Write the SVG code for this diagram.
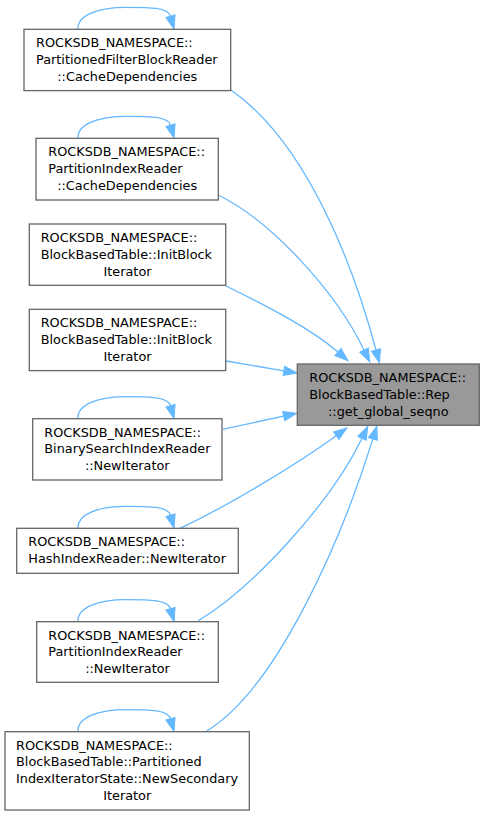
<svg xmlns="http://www.w3.org/2000/svg" width="484" height="816" viewBox="0 0 484 816">
<defs>
<marker id="ah" markerUnits="userSpaceOnUse" markerWidth="15" markerHeight="11" refX="0" refY="4.7" orient="auto" overflow="visible">
<path d="M0,0 L13.3,4.7 L0,9.4 Z" fill="#63b8ff" stroke="#63b8ff" stroke-width="1"/>
</marker>
<style>
.box{fill:#ffffff;stroke:#666666;stroke-width:1.3}
.hl{fill:#999999;stroke:#666666;stroke-width:1.3}
text{font-family:"DejaVu Sans","Liberation Sans",sans-serif;font-size:12.85px;fill:#000000}
.m{text-anchor:middle}
.e{fill:none;stroke:#63b8ff;stroke-width:1.3;marker-end:url(#ah)}
</style>
</defs>
<rect width="484" height="816" fill="#ffffff"/>
<g id="connectors">
<path class="e" d="M231,90 C310,145 356,275 376,350"/>
<path class="e" d="M218,195 C270,220 335,290 364,350"/>
<path class="e" d="M226,286 C265,305 310,328 338,352"/>
<path class="e" d="M226,361 L283.9,370.8"/>
<path class="e" d="M222.7,429.3 L283.7,416.1"/>
<path class="e" d="M180,528.3 C230,505 300,462 336.2,435.7"/>
<path class="e" d="M198.3,620.7 C250,590 330,505 362,438.3"/>
<path class="e" d="M206.7,731 C275,690 340,545 372.9,438.9"/>
<path class="e" d="M78,29.3 C77,15.3 98,7.3 126,7.3 C150,7.3 168,7.3 170.5,16.3"/>
<path class="e" d="M78,138.3 C77,124.3 98,116.3 126,116.3 C150,116.3 168,116.3 170.5,125.3"/>
<path class="e" d="M78,418.7 C77,404.7 98,396.7 126,396.7 C150,396.7 168,396.7 170.5,405.7"/>
<path class="e" d="M78,528.3 C77,514.3 98,506.3 126,506.3 C150,506.3 168,506.3 170.5,515.3"/>
<path class="e" d="M78,621.7 C77,607.7 98,599.7 126,599.7 C150,599.7 168,599.7 170.5,608.7"/>
<path class="e" d="M78,731.7 C77,717.7 98,709.7 126,709.7 C150,709.7 168,709.7 170.5,718.7"/>
</g>
<g id="target">
<rect class="hl" x="297.3" y="364" width="182" height="61.3"/>
<text x="309.3" y="381.8">ROCKSDB_NAMESPACE::</text>
<text x="309.3" y="398.7">BlockBasedTable::Rep</text>
<text class="m" x="388.3" y="415.6">::get_global_seqno</text>
</g>
<g id="n1">
<rect class="box" x="24" y="29.3" width="206.7" height="61.3"/>
<text x="36" y="47.1">ROCKSDB_NAMESPACE::</text>
<text x="36" y="64">PartitionedFilterBlockReader</text>
<text class="m" x="127.3" y="80.9">::CacheDependencies</text>
</g>
<g id="n2">
<rect class="box" x="36" y="138.3" width="182.3" height="61.7"/>
<text x="48.3" y="156.1">ROCKSDB_NAMESPACE::</text>
<text x="48.3" y="173">PartitionIndexReader</text>
<text class="m" x="127.2" y="189.9">::CacheDependencies</text>
</g>
<g id="n3">
<rect class="box" x="29.3" y="224" width="196.4" height="61.3"/>
<text x="40.7" y="241.8">ROCKSDB_NAMESPACE::</text>
<text x="40.7" y="258.7">BlockBasedTable::InitBlock</text>
<text class="m" x="127.5" y="275.6">Iterator</text>
</g>
<g id="n4">
<rect class="box" x="29.3" y="309.3" width="196.4" height="61.3"/>
<text x="40.7" y="327.1">ROCKSDB_NAMESPACE::</text>
<text x="40.7" y="344">BlockBasedTable::InitBlock</text>
<text class="m" x="127.5" y="360.9">Iterator</text>
</g>
<g id="n5">
<rect class="box" x="32.7" y="418.7" width="189.3" height="61.3"/>
<text x="44.3" y="436.5">ROCKSDB_NAMESPACE::</text>
<text x="44.3" y="453.4">BinarySearchIndexReader</text>
<text class="m" x="127.3" y="470.3">::NewIterator</text>
</g>
<g id="n6">
<rect class="box" x="16.7" y="528.3" width="221.6" height="45"/>
<text x="28.3" y="546.1">ROCKSDB_NAMESPACE::</text>
<text x="28.3" y="563">HashIndexReader::NewIterator</text>
</g>
<g id="n7">
<rect class="box" x="36.7" y="621.7" width="181.6" height="60.6"/>
<text x="48.3" y="639.5">ROCKSDB_NAMESPACE::</text>
<text x="48.3" y="656.4">PartitionIndexReader</text>
<text class="m" x="127.5" y="673.3">::NewIterator</text>
</g>
<g id="n8">
<rect class="box" x="5" y="731.7" width="244.3" height="78.3"/>
<text x="16" y="749.5">ROCKSDB_NAMESPACE::</text>
<text x="16" y="766.4">BlockBasedTable::Partitioned</text>
<text x="16" y="783.3">IndexIteratorState::NewSecondary</text>
<text class="m" x="127.2" y="800.2">Iterator</text>
</g>
</svg>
══════
= PROBLEM DETAILS =
Repeat the data in full and exactly. Omit pictures.

= OUTPUT FOR THIS TASK =
Write the SVG code for this diagram.
<svg xmlns="http://www.w3.org/2000/svg" width="484" height="816" viewBox="0 0 484 816">
<defs>
<marker id="ah" markerUnits="userSpaceOnUse" markerWidth="15" markerHeight="11" refX="0" refY="4.7" orient="auto" overflow="visible">
<path d="M0,0 L13.3,4.7 L0,9.4 Z" fill="#63b8ff" stroke="#63b8ff" stroke-width="1"/>
</marker>
<style>
.box{fill:#ffffff;stroke:#666666;stroke-width:1.3}
.hl{fill:#999999;stroke:#666666;stroke-width:1.3}
text{font-family:"DejaVu Sans","Liberation Sans",sans-serif;font-size:12.85px;fill:#000000}
.m{text-anchor:middle}
.e{fill:none;stroke:#63b8ff;stroke-width:1.3;marker-end:url(#ah)}
</style>
</defs>
<rect width="484" height="816" fill="#ffffff"/>
<g id="connectors">
<path class="e" d="M231,90 C310,145 356,275 376,350"/>
<path class="e" d="M218,195 C270,220 335,290 364,350"/>
<path class="e" d="M226,286 C265,305 310,328 338,352"/>
<path class="e" d="M226,361 L283.9,370.8"/>
<path class="e" d="M222.7,429.3 L283.7,416.1"/>
<path class="e" d="M180,528.3 C230,505 300,462 336.2,435.7"/>
<path class="e" d="M198.3,620.7 C250,590 330,505 362,438.3"/>
<path class="e" d="M206.7,731 C275,690 340,545 372.9,438.9"/>
<path class="e" d="M78,29.3 C77,15.3 98,7.3 126,7.3 C150,7.3 168,7.3 170.5,16.3"/>
<path class="e" d="M78,138.3 C77,124.3 98,116.3 126,116.3 C150,116.3 168,116.3 170.5,125.3"/>
<path class="e" d="M78,418.7 C77,404.7 98,396.7 126,396.7 C150,396.7 168,396.7 170.5,405.7"/>
<path class="e" d="M78,528.3 C77,514.3 98,506.3 126,506.3 C150,506.3 168,506.3 170.5,515.3"/>
<path class="e" d="M78,621.7 C77,607.7 98,599.7 126,599.7 C150,599.7 168,599.7 170.5,608.7"/>
<path class="e" d="M78,731.7 C77,717.7 98,709.7 126,709.7 C150,709.7 168,709.7 170.5,718.7"/>
</g>
<g id="target">
<rect class="hl" x="297.3" y="364" width="182" height="61.3"/>
<text x="309.3" y="381.8">ROCKSDB_NAMESPACE::</text>
<text x="309.3" y="398.7">BlockBasedTable::Rep</text>
<text class="m" x="388.3" y="415.6">::get_global_seqno</text>
</g>
<g id="n1">
<rect class="box" x="24" y="29.3" width="206.7" height="61.3"/>
<text x="36" y="47.1">ROCKSDB_NAMESPACE::</text>
<text x="36" y="64">PartitionedFilterBlockReader</text>
<text class="m" x="127.3" y="80.9">::CacheDependencies</text>
</g>
<g id="n2">
<rect class="box" x="36" y="138.3" width="182.3" height="61.7"/>
<text x="48.3" y="156.1">ROCKSDB_NAMESPACE::</text>
<text x="48.3" y="173">PartitionIndexReader</text>
<text class="m" x="127.2" y="189.9">::CacheDependencies</text>
</g>
<g id="n3">
<rect class="box" x="29.3" y="224" width="196.4" height="61.3"/>
<text x="40.7" y="241.8">ROCKSDB_NAMESPACE::</text>
<text x="40.7" y="258.7">BlockBasedTable::InitBlock</text>
<text class="m" x="127.5" y="275.6">Iterator</text>
</g>
<g id="n4">
<rect class="box" x="29.3" y="309.3" width="196.4" height="61.3"/>
<text x="40.7" y="327.1">ROCKSDB_NAMESPACE::</text>
<text x="40.7" y="344">BlockBasedTable::InitBlock</text>
<text class="m" x="127.5" y="360.9">Iterator</text>
</g>
<g id="n5">
<rect class="box" x="32.7" y="418.7" width="189.3" height="61.3"/>
<text x="44.3" y="436.5">ROCKSDB_NAMESPACE::</text>
<text x="44.3" y="453.4">BinarySearchIndexReader</text>
<text class="m" x="127.3" y="470.3">::NewIterator</text>
</g>
<g id="n6">
<rect class="box" x="16.7" y="528.3" width="221.6" height="45"/>
<text x="28.3" y="546.1">ROCKSDB_NAMESPACE::</text>
<text x="28.3" y="563">HashIndexReader::NewIterator</text>
</g>
<g id="n7">
<rect class="box" x="36.7" y="621.7" width="181.6" height="60.6"/>
<text x="48.3" y="639.5">ROCKSDB_NAMESPACE::</text>
<text x="48.3" y="656.4">PartitionIndexReader</text>
<text class="m" x="127.5" y="673.3">::NewIterator</text>
</g>
<g id="n8">
<rect class="box" x="5" y="731.7" width="244.3" height="78.3"/>
<text x="16" y="749.5">ROCKSDB_NAMESPACE::</text>
<text x="16" y="766.4">BlockBasedTable::Partitioned</text>
<text x="16" y="783.3">IndexIteratorState::NewSecondary</text>
<text class="m" x="127.2" y="800.2">Iterator</text>
</g>
</svg>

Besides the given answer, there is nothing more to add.